**DIRECTIVE**
Word for word, transcribe the lines below and drop the pictures.

——

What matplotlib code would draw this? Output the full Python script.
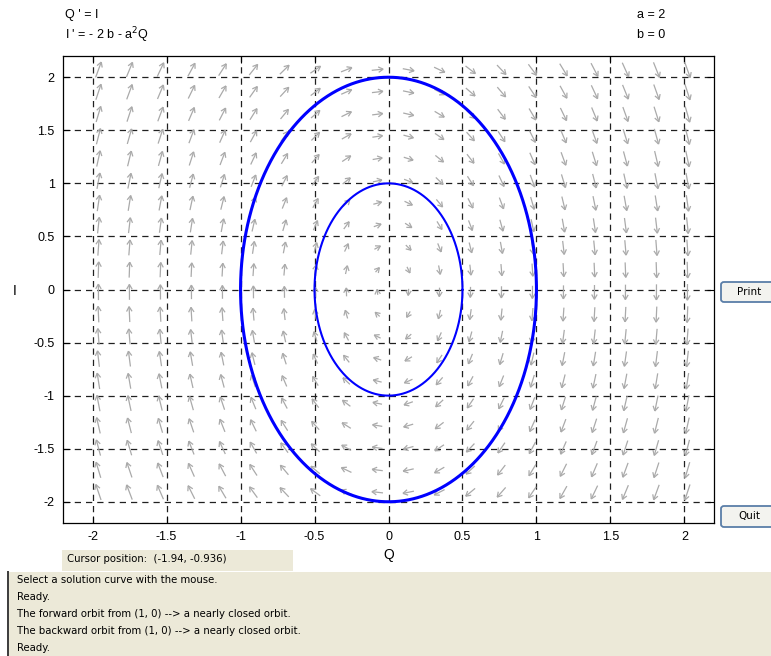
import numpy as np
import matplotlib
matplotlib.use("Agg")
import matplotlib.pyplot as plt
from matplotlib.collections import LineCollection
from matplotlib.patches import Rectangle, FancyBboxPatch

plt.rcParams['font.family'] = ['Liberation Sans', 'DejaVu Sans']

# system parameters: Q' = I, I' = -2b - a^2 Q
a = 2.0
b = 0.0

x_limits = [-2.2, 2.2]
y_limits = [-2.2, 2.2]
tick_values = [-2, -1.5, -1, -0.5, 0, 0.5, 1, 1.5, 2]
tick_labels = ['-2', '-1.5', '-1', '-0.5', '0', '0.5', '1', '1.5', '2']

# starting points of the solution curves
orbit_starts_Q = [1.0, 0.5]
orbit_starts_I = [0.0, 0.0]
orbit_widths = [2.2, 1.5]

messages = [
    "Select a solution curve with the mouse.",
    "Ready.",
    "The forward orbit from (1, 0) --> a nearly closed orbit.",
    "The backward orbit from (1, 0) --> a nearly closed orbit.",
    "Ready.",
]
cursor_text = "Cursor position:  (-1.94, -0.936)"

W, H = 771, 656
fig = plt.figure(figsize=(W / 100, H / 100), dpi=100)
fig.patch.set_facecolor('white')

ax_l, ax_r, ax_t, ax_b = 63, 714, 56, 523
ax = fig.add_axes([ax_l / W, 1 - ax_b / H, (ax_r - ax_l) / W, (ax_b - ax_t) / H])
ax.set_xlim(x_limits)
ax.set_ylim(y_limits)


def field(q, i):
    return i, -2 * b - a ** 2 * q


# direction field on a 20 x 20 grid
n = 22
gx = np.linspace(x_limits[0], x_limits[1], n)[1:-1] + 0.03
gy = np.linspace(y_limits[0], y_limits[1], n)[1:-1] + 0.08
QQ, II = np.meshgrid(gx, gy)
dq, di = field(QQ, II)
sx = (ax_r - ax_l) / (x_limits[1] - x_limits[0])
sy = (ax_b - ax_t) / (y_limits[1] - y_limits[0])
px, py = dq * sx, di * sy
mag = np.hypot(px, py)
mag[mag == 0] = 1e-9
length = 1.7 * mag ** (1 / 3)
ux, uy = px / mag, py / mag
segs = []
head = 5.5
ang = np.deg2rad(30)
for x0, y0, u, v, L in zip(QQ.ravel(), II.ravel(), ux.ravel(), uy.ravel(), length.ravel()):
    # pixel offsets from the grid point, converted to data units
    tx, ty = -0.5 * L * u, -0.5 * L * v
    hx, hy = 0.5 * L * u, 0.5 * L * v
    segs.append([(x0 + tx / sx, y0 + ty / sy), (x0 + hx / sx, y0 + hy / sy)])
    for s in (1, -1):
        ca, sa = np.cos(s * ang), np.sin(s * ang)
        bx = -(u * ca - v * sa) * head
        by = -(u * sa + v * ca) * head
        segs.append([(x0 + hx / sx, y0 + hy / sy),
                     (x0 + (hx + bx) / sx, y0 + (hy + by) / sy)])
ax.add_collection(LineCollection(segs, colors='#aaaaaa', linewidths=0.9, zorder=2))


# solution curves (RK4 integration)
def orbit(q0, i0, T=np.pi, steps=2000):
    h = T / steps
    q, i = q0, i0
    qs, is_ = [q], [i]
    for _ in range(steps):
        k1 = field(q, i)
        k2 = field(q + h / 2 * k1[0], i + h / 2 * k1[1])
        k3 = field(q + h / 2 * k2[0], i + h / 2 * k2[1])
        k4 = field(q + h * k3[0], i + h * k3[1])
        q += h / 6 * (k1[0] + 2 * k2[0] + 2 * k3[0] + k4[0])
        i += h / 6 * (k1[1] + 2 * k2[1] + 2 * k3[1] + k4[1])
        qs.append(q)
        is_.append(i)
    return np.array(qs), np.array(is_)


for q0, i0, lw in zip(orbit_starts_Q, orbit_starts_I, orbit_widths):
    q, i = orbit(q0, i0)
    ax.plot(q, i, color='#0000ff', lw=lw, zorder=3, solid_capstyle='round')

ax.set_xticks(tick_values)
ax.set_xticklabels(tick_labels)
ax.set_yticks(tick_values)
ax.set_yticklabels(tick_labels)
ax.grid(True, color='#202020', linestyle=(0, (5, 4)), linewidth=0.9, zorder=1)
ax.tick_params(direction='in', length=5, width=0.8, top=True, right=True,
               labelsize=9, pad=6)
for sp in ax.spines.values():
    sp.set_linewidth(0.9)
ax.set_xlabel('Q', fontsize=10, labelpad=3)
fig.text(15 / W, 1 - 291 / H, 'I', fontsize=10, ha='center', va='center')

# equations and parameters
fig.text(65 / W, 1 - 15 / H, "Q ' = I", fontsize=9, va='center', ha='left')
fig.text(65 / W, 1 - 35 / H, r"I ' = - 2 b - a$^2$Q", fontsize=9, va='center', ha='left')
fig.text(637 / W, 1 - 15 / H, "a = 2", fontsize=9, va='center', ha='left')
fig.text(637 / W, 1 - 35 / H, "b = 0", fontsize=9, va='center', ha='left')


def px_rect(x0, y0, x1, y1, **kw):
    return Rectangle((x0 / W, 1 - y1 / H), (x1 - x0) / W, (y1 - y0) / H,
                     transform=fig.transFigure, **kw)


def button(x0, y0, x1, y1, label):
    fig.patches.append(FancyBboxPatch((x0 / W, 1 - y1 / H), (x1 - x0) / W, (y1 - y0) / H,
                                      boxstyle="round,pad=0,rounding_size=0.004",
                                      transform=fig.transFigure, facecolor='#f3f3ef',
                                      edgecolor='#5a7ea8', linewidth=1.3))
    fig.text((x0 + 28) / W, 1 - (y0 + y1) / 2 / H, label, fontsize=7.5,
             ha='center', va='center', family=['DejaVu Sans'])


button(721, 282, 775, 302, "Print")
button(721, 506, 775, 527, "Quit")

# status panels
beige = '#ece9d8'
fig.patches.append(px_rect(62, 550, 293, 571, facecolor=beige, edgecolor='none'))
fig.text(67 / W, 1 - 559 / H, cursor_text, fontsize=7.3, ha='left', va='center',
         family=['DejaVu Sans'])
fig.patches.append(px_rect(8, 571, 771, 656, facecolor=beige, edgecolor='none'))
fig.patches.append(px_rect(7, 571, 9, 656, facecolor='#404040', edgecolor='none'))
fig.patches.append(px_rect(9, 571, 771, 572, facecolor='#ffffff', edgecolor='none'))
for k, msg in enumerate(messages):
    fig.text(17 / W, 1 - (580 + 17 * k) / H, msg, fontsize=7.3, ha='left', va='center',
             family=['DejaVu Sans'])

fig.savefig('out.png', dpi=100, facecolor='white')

——

**COMPLETED EXERCISE**
What matplotlib code would draw this? Output the full Python script.
import numpy as np
import matplotlib
matplotlib.use("Agg")
import matplotlib.pyplot as plt
from matplotlib.collections import LineCollection
from matplotlib.patches import Rectangle, FancyBboxPatch

plt.rcParams['font.family'] = ['Liberation Sans', 'DejaVu Sans']

# system parameters: Q' = I, I' = -2b - a^2 Q
a = 2.0
b = 0.0

x_limits = [-2.2, 2.2]
y_limits = [-2.2, 2.2]
tick_values = [-2, -1.5, -1, -0.5, 0, 0.5, 1, 1.5, 2]
tick_labels = ['-2', '-1.5', '-1', '-0.5', '0', '0.5', '1', '1.5', '2']

# starting points of the solution curves
orbit_starts_Q = [1.0, 0.5]
orbit_starts_I = [0.0, 0.0]
orbit_widths = [2.2, 1.5]

messages = [
    "Select a solution curve with the mouse.",
    "Ready.",
    "The forward orbit from (1, 0) --> a nearly closed orbit.",
    "The backward orbit from (1, 0) --> a nearly closed orbit.",
    "Ready.",
]
cursor_text = "Cursor position:  (-1.94, -0.936)"

W, H = 771, 656
fig = plt.figure(figsize=(W / 100, H / 100), dpi=100)
fig.patch.set_facecolor('white')

ax_l, ax_r, ax_t, ax_b = 63, 714, 56, 523
ax = fig.add_axes([ax_l / W, 1 - ax_b / H, (ax_r - ax_l) / W, (ax_b - ax_t) / H])
ax.set_xlim(x_limits)
ax.set_ylim(y_limits)


def field(q, i):
    return i, -2 * b - a ** 2 * q


# direction field on a 20 x 20 grid
n = 22
gx = np.linspace(x_limits[0], x_limits[1], n)[1:-1] + 0.03
gy = np.linspace(y_limits[0], y_limits[1], n)[1:-1] + 0.08
QQ, II = np.meshgrid(gx, gy)
dq, di = field(QQ, II)
sx = (ax_r - ax_l) / (x_limits[1] - x_limits[0])
sy = (ax_b - ax_t) / (y_limits[1] - y_limits[0])
px, py = dq * sx, di * sy
mag = np.hypot(px, py)
mag[mag == 0] = 1e-9
length = 1.7 * mag ** (1 / 3)
ux, uy = px / mag, py / mag
segs = []
head = 5.5
ang = np.deg2rad(30)
for x0, y0, u, v, L in zip(QQ.ravel(), II.ravel(), ux.ravel(), uy.ravel(), length.ravel()):
    # pixel offsets from the grid point, converted to data units
    tx, ty = -0.5 * L * u, -0.5 * L * v
    hx, hy = 0.5 * L * u, 0.5 * L * v
    segs.append([(x0 + tx / sx, y0 + ty / sy), (x0 + hx / sx, y0 + hy / sy)])
    for s in (1, -1):
        ca, sa = np.cos(s * ang), np.sin(s * ang)
        bx = -(u * ca - v * sa) * head
        by = -(u * sa + v * ca) * head
        segs.append([(x0 + hx / sx, y0 + hy / sy),
                     (x0 + (hx + bx) / sx, y0 + (hy + by) / sy)])
ax.add_collection(LineCollection(segs, colors='#aaaaaa', linewidths=0.9, zorder=2))


# solution curves (RK4 integration)
def orbit(q0, i0, T=np.pi, steps=2000):
    h = T / steps
    q, i = q0, i0
    qs, is_ = [q], [i]
    for _ in range(steps):
        k1 = field(q, i)
        k2 = field(q + h / 2 * k1[0], i + h / 2 * k1[1])
        k3 = field(q + h / 2 * k2[0], i + h / 2 * k2[1])
        k4 = field(q + h * k3[0], i + h * k3[1])
        q += h / 6 * (k1[0] + 2 * k2[0] + 2 * k3[0] + k4[0])
        i += h / 6 * (k1[1] + 2 * k2[1] + 2 * k3[1] + k4[1])
        qs.append(q)
        is_.append(i)
    return np.array(qs), np.array(is_)


for q0, i0, lw in zip(orbit_starts_Q, orbit_starts_I, orbit_widths):
    q, i = orbit(q0, i0)
    ax.plot(q, i, color='#0000ff', lw=lw, zorder=3, solid_capstyle='round')

ax.set_xticks(tick_values)
ax.set_xticklabels(tick_labels)
ax.set_yticks(tick_values)
ax.set_yticklabels(tick_labels)
ax.grid(True, color='#202020', linestyle=(0, (5, 4)), linewidth=0.9, zorder=1)
ax.tick_params(direction='in', length=5, width=0.8, top=True, right=True,
               labelsize=9, pad=6)
for sp in ax.spines.values():
    sp.set_linewidth(0.9)
ax.set_xlabel('Q', fontsize=10, labelpad=3)
fig.text(15 / W, 1 - 291 / H, 'I', fontsize=10, ha='center', va='center')

# equations and parameters
fig.text(65 / W, 1 - 15 / H, "Q ' = I", fontsize=9, va='center', ha='left')
fig.text(65 / W, 1 - 35 / H, r"I ' = - 2 b - a$^2$Q", fontsize=9, va='center', ha='left')
fig.text(637 / W, 1 - 15 / H, "a = 2", fontsize=9, va='center', ha='left')
fig.text(637 / W, 1 - 35 / H, "b = 0", fontsize=9, va='center', ha='left')


def px_rect(x0, y0, x1, y1, **kw):
    return Rectangle((x0 / W, 1 - y1 / H), (x1 - x0) / W, (y1 - y0) / H,
                     transform=fig.transFigure, **kw)


def button(x0, y0, x1, y1, label):
    fig.patches.append(FancyBboxPatch((x0 / W, 1 - y1 / H), (x1 - x0) / W, (y1 - y0) / H,
                                      boxstyle="round,pad=0,rounding_size=0.004",
                                      transform=fig.transFigure, facecolor='#f3f3ef',
                                      edgecolor='#5a7ea8', linewidth=1.3))
    fig.text((x0 + 28) / W, 1 - (y0 + y1) / 2 / H, label, fontsize=7.5,
             ha='center', va='center', family=['DejaVu Sans'])


button(721, 282, 775, 302, "Print")
button(721, 506, 775, 527, "Quit")

# status panels
beige = '#ece9d8'
fig.patches.append(px_rect(62, 550, 293, 571, facecolor=beige, edgecolor='none'))
fig.text(67 / W, 1 - 559 / H, cursor_text, fontsize=7.3, ha='left', va='center',
         family=['DejaVu Sans'])
fig.patches.append(px_rect(8, 571, 771, 656, facecolor=beige, edgecolor='none'))
fig.patches.append(px_rect(7, 571, 9, 656, facecolor='#404040', edgecolor='none'))
fig.patches.append(px_rect(9, 571, 771, 572, facecolor='#ffffff', edgecolor='none'))
for k, msg in enumerate(messages):
    fig.text(17 / W, 1 - (580 + 17 * k) / H, msg, fontsize=7.3, ha='left', va='center',
             family=['DejaVu Sans'])

fig.savefig('out.png', dpi=100, facecolor='white')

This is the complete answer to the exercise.